Prof. Dr. Ali Akpınar
Gazze boykotu üzerine
Gazze boykotu üzerine, boykotlar direnişi biler!
Tarih boyunca Hak-batıl mücadelesi devam etmiştir. Hakkın karşısında söyleyecek sözü kalmayan Batıl, Hakkın sesini kısmak için her türlü yolu denemiştir. Şeytanın önderliğinde başlayan bu mücadelede ilk kan katil Kabil’in kardeşi Habil’i hunharca öldürmesiyle dökülmüş, Kabil’in vicdanı ile beraber, toprak masum kanıyla kirlenmiştir. Ondan sonra da bu mücadele kesintisiz devam etmiştir.
Dünyanın çeşitli yerlerinde olduğu gibi, Anadolu topraklarının da pek çok yeri, yer altı şehirleri, dağların tepesindeki mabed ve yerleşim yerleri, mağara mezar kalıntılarıyla doludur. İnandıkları gibi yaşayamayan insanlar, zalimlerin zulmünden kaçıp kurtulabilmek için hemen her çareye başvurmuşlardır.

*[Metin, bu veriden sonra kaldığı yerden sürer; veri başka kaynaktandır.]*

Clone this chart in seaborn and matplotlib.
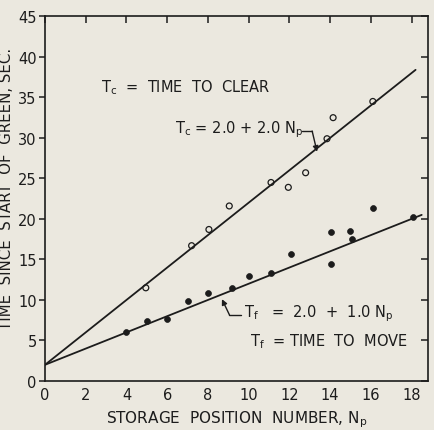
import numpy as np
import pandas as pd
import matplotlib
matplotlib.use("Agg")
import matplotlib.pyplot as plt
import seaborn as sns

# ---- data ----
move_x = [4.0, 5.0, 6.0, 7.0, 8.0, 9.2, 10.0, 11.1, 12.1, 14.05, 14.05, 15.0, 15.1, 16.1, 18.05]
move_y = [6.0, 7.4, 7.7, 9.85, 10.8, 11.5, 12.9, 13.3, 15.7, 14.4, 18.4, 18.5, 17.5, 21.3, 20.3]

clear_x = [4.95, 7.2, 8.05, 9.05, 11.1, 11.95, 12.8, 13.85, 14.15, 16.1]
clear_y = [11.5, 16.7, 18.7, 21.6, 24.5, 23.9, 25.7, 29.9, 32.5, 34.5]

# fitted lines: T = a + b * Np
clear_fit = {"a": 2.0, "b": 2.0, "x_end": 18.2}
move_fit = {"a": 2.0, "b": 1.0, "x_end": 18.5}

x_ticks = [0, 2, 4, 6, 8, 10, 12, 14, 16, 18]
y_ticks = [0, 5, 10, 15, 20, 25, 30, 35, 40, 45]

paper = "#ebe8df"
ink = "#1c1c1c"

sns.set_style("white")
plt.rcParams["font.family"] = ["DejaVu Sans"]
plt.rcParams["mathtext.default"] = "regular"

fig = plt.figure(figsize=(4.34, 4.31), dpi=100, facecolor=paper)
ax = fig.add_axes([0.1037, 0.1137, 0.882, 0.846])
ax.set_facecolor(paper)

df_move = pd.DataFrame({"x": move_x, "y": move_y})
df_clear = pd.DataFrame({"x": clear_x, "y": clear_y})

for fit in (clear_fit, move_fit):
    xs = np.array([0.0, fit["x_end"]])
    sns.lineplot(x=xs, y=fit["a"] + fit["b"] * xs, ax=ax, color=ink, lw=1.3)

sns.scatterplot(data=df_move, x="x", y="y", ax=ax, color=ink, s=18,
                edgecolor=ink, linewidth=0.5, zorder=3)
sns.scatterplot(data=df_clear, x="x", y="y", ax=ax, facecolor="none",
                edgecolor=ink, s=18, linewidth=0.9, zorder=3)

xlim = (0, 18.8)
ylim = (0, 45)
ax.set_xlim(*xlim)
ax.set_ylim(*ylim)
ax.set_xticks(x_ticks)
ax.set_yticks(y_ticks)
ax.set_xticklabels([str(t) for t in x_ticks], fontsize=10.5, color=ink)
ax.set_yticklabels([str(t) for t in y_ticks], fontsize=10.5, color=ink)
ax.tick_params(axis="x", direction="in", top=True, length=5, width=1.1,
               color=ink, pad=4)
ax.tick_params(axis="y", direction="out", length=4, width=1.1,
               color=ink, pad=2)
for side in ("left", "bottom", "top", "right"):
    ax.spines[side].set_color(ink)
    ax.spines[side].set_linewidth(1.2)

# inward ticks on the right frame
ax_r = ax.twinx()
ax_r.set_ylim(*ylim)
ax_r.set_yticks(y_ticks)
ax_r.tick_params(axis="y", direction="in", length=5, width=1.1, color=ink,
                 labelright=False)
for side in ("left", "bottom", "top", "right"):
    ax_r.spines[side].set_visible(False)

ax.set_xlabel("STORAGE  POSITION  NUMBER, N$_p$", fontsize=11, color=ink,
              labelpad=5)
ax.set_ylabel("TIME  SINCE  START  OF  GREEN, SEC.", fontsize=10.8, color=ink)
ax.yaxis.set_label_coords(-0.082, 0.53)

ax.text(2.75, 35.75, "T$_c$  =  TIME  TO  CLEAR", fontsize=10.5, color=ink,
        va="baseline")
ax.text(6.39, 30.7, "T$_c$ = 2.0 + 2.0 N$_p$", fontsize=10.5, color=ink,
        va="baseline")
ax.plot([12.62, 13.12], [30.85, 30.85], color=ink, lw=1.0)
ax.annotate("", xy=(13.36, 28.3), xytext=(13.12, 30.85),
            arrowprops=dict(arrowstyle="-|>", color=ink, lw=1.0,
                            shrinkA=0, shrinkB=0, mutation_scale=8))

ax.text(9.78, 8.0, "T$_f$   =  2.0  +  1.0 N$_p$", fontsize=10.5, color=ink,
        va="baseline")
ax.plot([9.06, 9.65], [8.15, 8.15], color=ink, lw=1.0)
ax.annotate("", xy=(8.69, 10.1), xytext=(9.06, 8.15),
            arrowprops=dict(arrowstyle="-|>", color=ink, lw=1.0,
                            shrinkA=0, shrinkB=0, mutation_scale=8))
ax.text(10.05, 4.4, "T$_f$  = TIME  TO  MOVE", fontsize=10.5, color=ink,
        va="baseline")

fig.savefig("out.png", dpi=100, facecolor=paper)
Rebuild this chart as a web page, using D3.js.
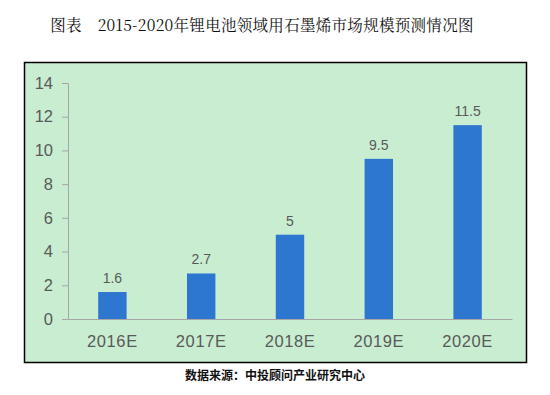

Peygamberimizin Mekke’de başlattığı Hak mücadelenin sesini kısamayan Mekke müşrikleri, bu gür sedayı susturabilmek için olmadık baskı ve işkencelere başvurmaktan geri durmamışlardır. Nihayet Mekke’de sayıları beş yüzü bile bulmayan Müslümanlara karşı boykot senesi başlamıştır. Mekke Şehir Devletinin aldığı bu karara göre şunlar uygulamaya konulacaktı:
Hâşimoğulları, öldürülmek üzere Hz. Muhammed’i müşriklere teslim edinceye kadar, barış isteği gerçekleşmeyecek, Müslümanlar Mekke’nin bir köşesinde tecrid edilecek, onlarla alış veriş yapılmayacak, onlara kız verilmeyecek, onların kızları alınmayacaktı, onlarla oturulmayacak ve görüşülmeyecekti. Onların mahallesine erzak gidişi engellenecekti.
Boykot yıllarında Peygamberimiz ve eşi Hz. Hatice annemiz sahip oldukları bütün mallarını Müslümanların ihtiyaçlarını karşılamak için harcadılar. Ebu Talib de harcadı. Bu süre içerisinde yiyecek bir şey bulamayıp açlıktan ölenler, ağaç yapraklarını yemek zorunda kalanlar oldu. Üç yıl kadar süren bu boykot senelerinde, Müslümanlar acıların her çeşidini tatmışlar, aç susuz, çaresiz bir halde inlemişler. O kadar ki yiyecek bir şey bulamamışlar ve buldukları bir deri parçasını su içinde yumuşatıp onun suyuyla üç gün idare edenler bile olmuştu. Müslümanların bulunduğu mahallede açlıktan ağlaşan çocukların sesleri ta uzaklardan duyulmaktaydı.
Sonuçta ise kazanan Müslümanlar olmuştur. Bu süre zarfında ne bir Müslüman dininden dönmüş, ne de dönmeyi düşünmüştür. Ama bu süre içerisinde, müşriklerden Müslüman olan ve Müslüman olmayı düşünen insanlar olmuştur. Yani baskı, işkence ve abluka Müslümanların imanını bilemiş, aha da güçlenmesini ve acılarla pişip olgunlaşmalarını sağlamıştır. Sonuçta kurtçuklar bile bu boykota başkaldırmış ve güvelerin boykot metni yazılı olan deriyi yiyip bitirmesi ile boykot son bulmuştur.
Mekke müşriklerinin Müslümanlara uyguladıkları bu boykot senesi ile İsrail’in Gazze’deki Müslümanlara uyguladığı abluka arasında ne kadar benzerlik vardır. Sonuçta kazananlar Müslümanlar olacak. Pes eden ve kaybeden ise İslam düşmanı Yahudiler olacaktır. Zira zulüm ile âbâd olunmamış ve olunamayacaktır. Yeter ki Müslümanlar, Müslümanlıklarının kadr ü kıymetini bilebilsinler. Yeter ki azim ve kararlılıkla dinlerinin gereklerini yerine getirebilsinler, birbirlerine sarılıp kenetlenebilsinler.